| Task prompt |
Retype each line of the material exactly, please, skipping any picture in it.

=== Dataset extract ===

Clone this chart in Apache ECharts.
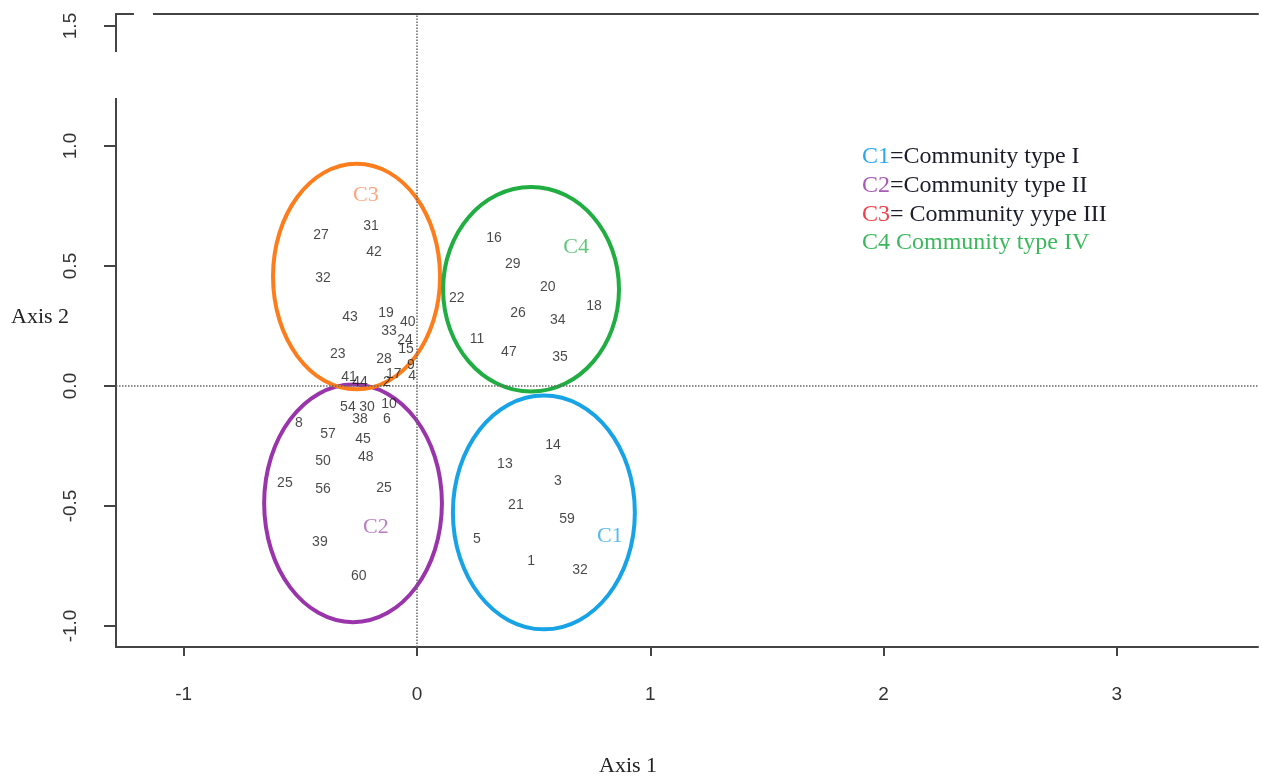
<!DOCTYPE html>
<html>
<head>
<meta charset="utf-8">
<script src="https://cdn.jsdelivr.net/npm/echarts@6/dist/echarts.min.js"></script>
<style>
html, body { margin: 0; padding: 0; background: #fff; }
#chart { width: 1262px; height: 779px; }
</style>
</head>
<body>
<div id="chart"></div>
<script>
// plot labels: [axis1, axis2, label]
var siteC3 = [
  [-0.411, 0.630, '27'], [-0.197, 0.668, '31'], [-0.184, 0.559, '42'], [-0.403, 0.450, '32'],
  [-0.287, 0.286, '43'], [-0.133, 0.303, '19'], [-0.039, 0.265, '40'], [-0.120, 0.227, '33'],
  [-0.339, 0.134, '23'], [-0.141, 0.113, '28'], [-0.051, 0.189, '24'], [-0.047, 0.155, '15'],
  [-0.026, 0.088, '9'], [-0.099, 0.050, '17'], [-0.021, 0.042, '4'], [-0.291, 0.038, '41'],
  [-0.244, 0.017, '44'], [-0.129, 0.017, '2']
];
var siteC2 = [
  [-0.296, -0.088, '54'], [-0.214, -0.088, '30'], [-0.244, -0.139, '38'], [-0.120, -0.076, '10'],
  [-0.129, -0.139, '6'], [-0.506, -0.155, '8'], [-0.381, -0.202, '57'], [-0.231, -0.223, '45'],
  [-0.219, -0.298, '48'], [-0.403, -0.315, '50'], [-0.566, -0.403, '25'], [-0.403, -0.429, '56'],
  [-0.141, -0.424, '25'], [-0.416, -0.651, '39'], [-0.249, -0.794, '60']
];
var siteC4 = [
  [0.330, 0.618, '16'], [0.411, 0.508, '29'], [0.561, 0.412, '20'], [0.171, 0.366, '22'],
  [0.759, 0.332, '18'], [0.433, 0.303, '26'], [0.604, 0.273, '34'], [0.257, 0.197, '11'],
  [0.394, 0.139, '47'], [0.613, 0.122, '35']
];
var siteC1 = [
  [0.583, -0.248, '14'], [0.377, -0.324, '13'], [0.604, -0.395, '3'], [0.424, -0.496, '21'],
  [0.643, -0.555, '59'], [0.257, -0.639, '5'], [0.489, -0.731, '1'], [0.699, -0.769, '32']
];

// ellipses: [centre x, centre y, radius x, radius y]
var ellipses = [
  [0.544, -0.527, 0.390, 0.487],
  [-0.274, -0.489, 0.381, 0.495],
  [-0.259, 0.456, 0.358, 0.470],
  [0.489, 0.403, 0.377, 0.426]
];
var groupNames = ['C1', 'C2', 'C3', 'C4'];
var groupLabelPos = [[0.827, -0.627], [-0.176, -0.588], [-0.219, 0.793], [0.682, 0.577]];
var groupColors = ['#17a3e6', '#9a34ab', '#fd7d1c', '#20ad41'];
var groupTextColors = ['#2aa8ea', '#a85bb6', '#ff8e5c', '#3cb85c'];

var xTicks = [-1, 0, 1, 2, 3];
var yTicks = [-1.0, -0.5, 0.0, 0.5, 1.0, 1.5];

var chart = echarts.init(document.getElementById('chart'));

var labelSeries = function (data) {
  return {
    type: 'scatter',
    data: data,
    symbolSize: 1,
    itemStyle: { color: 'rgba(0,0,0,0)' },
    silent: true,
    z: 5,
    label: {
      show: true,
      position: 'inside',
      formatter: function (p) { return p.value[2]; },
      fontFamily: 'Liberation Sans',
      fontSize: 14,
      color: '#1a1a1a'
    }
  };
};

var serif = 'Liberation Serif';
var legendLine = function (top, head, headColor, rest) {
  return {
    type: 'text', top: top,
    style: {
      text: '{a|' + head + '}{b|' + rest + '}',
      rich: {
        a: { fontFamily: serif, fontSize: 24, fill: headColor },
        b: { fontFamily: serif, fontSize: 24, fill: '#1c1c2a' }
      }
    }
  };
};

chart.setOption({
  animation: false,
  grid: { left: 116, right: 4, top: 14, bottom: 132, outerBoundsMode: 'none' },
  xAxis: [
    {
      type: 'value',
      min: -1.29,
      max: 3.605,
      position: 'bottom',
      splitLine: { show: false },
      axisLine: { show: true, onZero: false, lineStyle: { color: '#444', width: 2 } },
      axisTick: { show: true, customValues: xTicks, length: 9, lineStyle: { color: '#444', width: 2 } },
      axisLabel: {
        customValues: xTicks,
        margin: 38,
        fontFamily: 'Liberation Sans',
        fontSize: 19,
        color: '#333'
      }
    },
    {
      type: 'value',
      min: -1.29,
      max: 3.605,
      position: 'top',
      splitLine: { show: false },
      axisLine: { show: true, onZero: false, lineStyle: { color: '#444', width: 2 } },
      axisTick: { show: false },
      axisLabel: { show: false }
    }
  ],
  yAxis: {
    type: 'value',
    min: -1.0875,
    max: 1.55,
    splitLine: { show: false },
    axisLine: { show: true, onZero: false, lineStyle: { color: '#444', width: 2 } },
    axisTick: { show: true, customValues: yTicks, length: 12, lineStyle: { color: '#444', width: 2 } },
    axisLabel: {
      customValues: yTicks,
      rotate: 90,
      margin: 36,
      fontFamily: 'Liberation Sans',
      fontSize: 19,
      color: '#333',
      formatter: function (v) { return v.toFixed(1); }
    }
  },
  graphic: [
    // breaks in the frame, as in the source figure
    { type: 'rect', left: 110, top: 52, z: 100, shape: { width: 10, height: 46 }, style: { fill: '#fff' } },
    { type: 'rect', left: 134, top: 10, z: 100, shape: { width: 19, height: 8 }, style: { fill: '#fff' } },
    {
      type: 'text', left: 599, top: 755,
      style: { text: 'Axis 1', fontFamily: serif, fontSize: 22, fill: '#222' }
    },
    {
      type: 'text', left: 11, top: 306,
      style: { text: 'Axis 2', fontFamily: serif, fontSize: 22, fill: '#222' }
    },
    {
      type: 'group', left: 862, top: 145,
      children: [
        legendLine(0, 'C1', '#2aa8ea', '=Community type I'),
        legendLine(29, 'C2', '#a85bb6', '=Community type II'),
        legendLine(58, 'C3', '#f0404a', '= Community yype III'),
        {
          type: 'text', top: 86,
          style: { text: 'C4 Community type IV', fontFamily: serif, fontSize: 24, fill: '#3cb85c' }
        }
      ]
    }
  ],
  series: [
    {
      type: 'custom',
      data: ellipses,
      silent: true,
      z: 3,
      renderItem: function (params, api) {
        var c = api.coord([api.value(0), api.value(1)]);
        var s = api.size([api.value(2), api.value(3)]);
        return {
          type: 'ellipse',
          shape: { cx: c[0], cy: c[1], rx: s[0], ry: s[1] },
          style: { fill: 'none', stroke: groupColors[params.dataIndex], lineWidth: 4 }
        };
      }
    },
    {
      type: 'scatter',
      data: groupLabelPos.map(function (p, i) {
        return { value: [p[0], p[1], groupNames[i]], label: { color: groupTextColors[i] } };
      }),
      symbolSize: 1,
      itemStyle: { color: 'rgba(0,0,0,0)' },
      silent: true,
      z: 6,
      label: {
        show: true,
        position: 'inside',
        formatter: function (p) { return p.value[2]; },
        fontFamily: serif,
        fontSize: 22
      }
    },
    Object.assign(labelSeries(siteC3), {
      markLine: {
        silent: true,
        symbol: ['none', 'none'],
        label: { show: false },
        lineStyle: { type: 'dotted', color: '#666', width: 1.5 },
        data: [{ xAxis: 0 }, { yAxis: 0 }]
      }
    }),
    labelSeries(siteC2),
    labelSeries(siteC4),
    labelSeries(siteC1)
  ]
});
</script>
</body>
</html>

===

| Task output |
Clone this chart in Apache ECharts.
<!DOCTYPE html>
<html>
<head>
<meta charset="utf-8">
<script src="https://cdn.jsdelivr.net/npm/echarts@6/dist/echarts.min.js"></script>
<style>
html, body { margin: 0; padding: 0; background: #fff; }
#chart { width: 1262px; height: 779px; }
</style>
</head>
<body>
<div id="chart"></div>
<script>
// plot labels: [axis1, axis2, label]
var siteC3 = [
  [-0.411, 0.630, '27'], [-0.197, 0.668, '31'], [-0.184, 0.559, '42'], [-0.403, 0.450, '32'],
  [-0.287, 0.286, '43'], [-0.133, 0.303, '19'], [-0.039, 0.265, '40'], [-0.120, 0.227, '33'],
  [-0.339, 0.134, '23'], [-0.141, 0.113, '28'], [-0.051, 0.189, '24'], [-0.047, 0.155, '15'],
  [-0.026, 0.088, '9'], [-0.099, 0.050, '17'], [-0.021, 0.042, '4'], [-0.291, 0.038, '41'],
  [-0.244, 0.017, '44'], [-0.129, 0.017, '2']
];
var siteC2 = [
  [-0.296, -0.088, '54'], [-0.214, -0.088, '30'], [-0.244, -0.139, '38'], [-0.120, -0.076, '10'],
  [-0.129, -0.139, '6'], [-0.506, -0.155, '8'], [-0.381, -0.202, '57'], [-0.231, -0.223, '45'],
  [-0.219, -0.298, '48'], [-0.403, -0.315, '50'], [-0.566, -0.403, '25'], [-0.403, -0.429, '56'],
  [-0.141, -0.424, '25'], [-0.416, -0.651, '39'], [-0.249, -0.794, '60']
];
var siteC4 = [
  [0.330, 0.618, '16'], [0.411, 0.508, '29'], [0.561, 0.412, '20'], [0.171, 0.366, '22'],
  [0.759, 0.332, '18'], [0.433, 0.303, '26'], [0.604, 0.273, '34'], [0.257, 0.197, '11'],
  [0.394, 0.139, '47'], [0.613, 0.122, '35']
];
var siteC1 = [
  [0.583, -0.248, '14'], [0.377, -0.324, '13'], [0.604, -0.395, '3'], [0.424, -0.496, '21'],
  [0.643, -0.555, '59'], [0.257, -0.639, '5'], [0.489, -0.731, '1'], [0.699, -0.769, '32']
];

// ellipses: [centre x, centre y, radius x, radius y]
var ellipses = [
  [0.544, -0.527, 0.390, 0.487],
  [-0.274, -0.489, 0.381, 0.495],
  [-0.259, 0.456, 0.358, 0.470],
  [0.489, 0.403, 0.377, 0.426]
];
var groupNames = ['C1', 'C2', 'C3', 'C4'];
var groupLabelPos = [[0.827, -0.627], [-0.176, -0.588], [-0.219, 0.793], [0.682, 0.577]];
var groupColors = ['#17a3e6', '#9a34ab', '#fd7d1c', '#20ad41'];
var groupTextColors = ['#2aa8ea', '#a85bb6', '#ff8e5c', '#3cb85c'];

var xTicks = [-1, 0, 1, 2, 3];
var yTicks = [-1.0, -0.5, 0.0, 0.5, 1.0, 1.5];

var chart = echarts.init(document.getElementById('chart'));

var labelSeries = function (data) {
  return {
    type: 'scatter',
    data: data,
    symbolSize: 1,
    itemStyle: { color: 'rgba(0,0,0,0)' },
    silent: true,
    z: 5,
    label: {
      show: true,
      position: 'inside',
      formatter: function (p) { return p.value[2]; },
      fontFamily: 'Liberation Sans',
      fontSize: 14,
      color: '#1a1a1a'
    }
  };
};

var serif = 'Liberation Serif';
var legendLine = function (top, head, headColor, rest) {
  return {
    type: 'text', top: top,
    style: {
      text: '{a|' + head + '}{b|' + rest + '}',
      rich: {
        a: { fontFamily: serif, fontSize: 24, fill: headColor },
        b: { fontFamily: serif, fontSize: 24, fill: '#1c1c2a' }
      }
    }
  };
};

chart.setOption({
  animation: false,
  grid: { left: 116, right: 4, top: 14, bottom: 132, outerBoundsMode: 'none' },
  xAxis: [
    {
      type: 'value',
      min: -1.29,
      max: 3.605,
      position: 'bottom',
      splitLine: { show: false },
      axisLine: { show: true, onZero: false, lineStyle: { color: '#444', width: 2 } },
      axisTick: { show: true, customValues: xTicks, length: 9, lineStyle: { color: '#444', width: 2 } },
      axisLabel: {
        customValues: xTicks,
        margin: 38,
        fontFamily: 'Liberation Sans',
        fontSize: 19,
        color: '#333'
      }
    },
    {
      type: 'value',
      min: -1.29,
      max: 3.605,
      position: 'top',
      splitLine: { show: false },
      axisLine: { show: true, onZero: false, lineStyle: { color: '#444', width: 2 } },
      axisTick: { show: false },
      axisLabel: { show: false }
    }
  ],
  yAxis: {
    type: 'value',
    min: -1.0875,
    max: 1.55,
    splitLine: { show: false },
    axisLine: { show: true, onZero: false, lineStyle: { color: '#444', width: 2 } },
    axisTick: { show: true, customValues: yTicks, length: 12, lineStyle: { color: '#444', width: 2 } },
    axisLabel: {
      customValues: yTicks,
      rotate: 90,
      margin: 36,
      fontFamily: 'Liberation Sans',
      fontSize: 19,
      color: '#333',
      formatter: function (v) { return v.toFixed(1); }
    }
  },
  graphic: [
    // breaks in the frame, as in the source figure
    { type: 'rect', left: 110, top: 52, z: 100, shape: { width: 10, height: 46 }, style: { fill: '#fff' } },
    { type: 'rect', left: 134, top: 10, z: 100, shape: { width: 19, height: 8 }, style: { fill: '#fff' } },
    {
      type: 'text', left: 599, top: 755,
      style: { text: 'Axis 1', fontFamily: serif, fontSize: 22, fill: '#222' }
    },
    {
      type: 'text', left: 11, top: 306,
      style: { text: 'Axis 2', fontFamily: serif, fontSize: 22, fill: '#222' }
    },
    {
      type: 'group', left: 862, top: 145,
      children: [
        legendLine(0, 'C1', '#2aa8ea', '=Community type I'),
        legendLine(29, 'C2', '#a85bb6', '=Community type II'),
        legendLine(58, 'C3', '#f0404a', '= Community yype III'),
        {
          type: 'text', top: 86,
          style: { text: 'C4 Community type IV', fontFamily: serif, fontSize: 24, fill: '#3cb85c' }
        }
      ]
    }
  ],
  series: [
    {
      type: 'custom',
      data: ellipses,
      silent: true,
      z: 3,
      renderItem: function (params, api) {
        var c = api.coord([api.value(0), api.value(1)]);
        var s = api.size([api.value(2), api.value(3)]);
        return {
          type: 'ellipse',
          shape: { cx: c[0], cy: c[1], rx: s[0], ry: s[1] },
          style: { fill: 'none', stroke: groupColors[params.dataIndex], lineWidth: 4 }
        };
      }
    },
    {
      type: 'scatter',
      data: groupLabelPos.map(function (p, i) {
        return { value: [p[0], p[1], groupNames[i]], label: { color: groupTextColors[i] } };
      }),
      symbolSize: 1,
      itemStyle: { color: 'rgba(0,0,0,0)' },
      silent: true,
      z: 6,
      label: {
        show: true,
        position: 'inside',
        formatter: function (p) { return p.value[2]; },
        fontFamily: serif,
        fontSize: 22
      }
    },
    Object.assign(labelSeries(siteC3), {
      markLine: {
        silent: true,
        symbol: ['none', 'none'],
        label: { show: false },
        lineStyle: { type: 'dotted', color: '#666', width: 1.5 },
        data: [{ xAxis: 0 }, { yAxis: 0 }]
      }
    }),
    labelSeries(siteC2),
    labelSeries(siteC4),
    labelSeries(siteC1)
  ]
});
</script>
</body>
</html>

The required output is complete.